What to do if your situation does not fall within the new rules?


• Remember: these trusts are for use by parents only whose value of assets exceeds the NRB - a lifetime transfer into a trust of an asset valued at less than the NRB is not subject to IHT (assuming no previous chargeable lifetime transfers), meaning that any subsequent withdrawals made before the ‘anniversary’ date will also not be taxed. Further, if the total value (not forgetting to account for previous withdrawals) of the trust’s assets at the ‘anniversary’ date remains under the NRB then there will still be no IHT charge nor on any subsequent withdrawals.


• Grandparents could still create a NRB trust for their grandchildren, the initial gift being covered by the NRB such that advances made within the first 10 years for the grandchildren’s, ‘maintenance, education and benefit’ are IHT free. In addition, any advances made would remove a significant amount of the value from within the fund such that any further charges should be relatively low.


• It could be possible for assets to be jointly owned - this might achieve the desired result of decreasing the donor’s estate whilst still enabling the prevention of a sale of the underlying asset which could not be achieved should an absolute gift be made to the minor. However, this method might not achieve the nil IHT position possible under a ‘TBM’ trust.

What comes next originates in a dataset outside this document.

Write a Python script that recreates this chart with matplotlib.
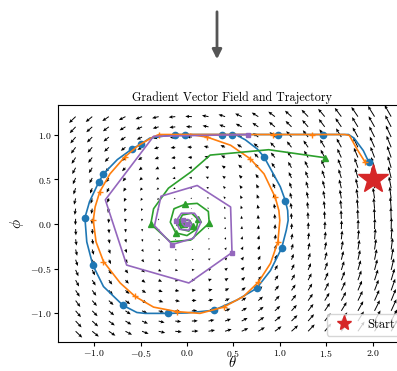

• It might not be the minor who causes concern - a married couple (one of whom has been married before and who has children from a former marriage) may prefer to create a qualifying ‘interest in possession’ (IIP) trust under which the surviving spouse receives income for life but the capital asset is preserved for the children.

 

Practical Tip


As ever, this is an area of tax planning that needs careful consideration as there are many questions that need to be answered. For example, what happens if the trust asset is a residence only? How is any IHT charge to be funded? Trustees may require the ability to borrow to fund any such charge or an amount may need to be retained in a deposit account. Specialist advice is needed.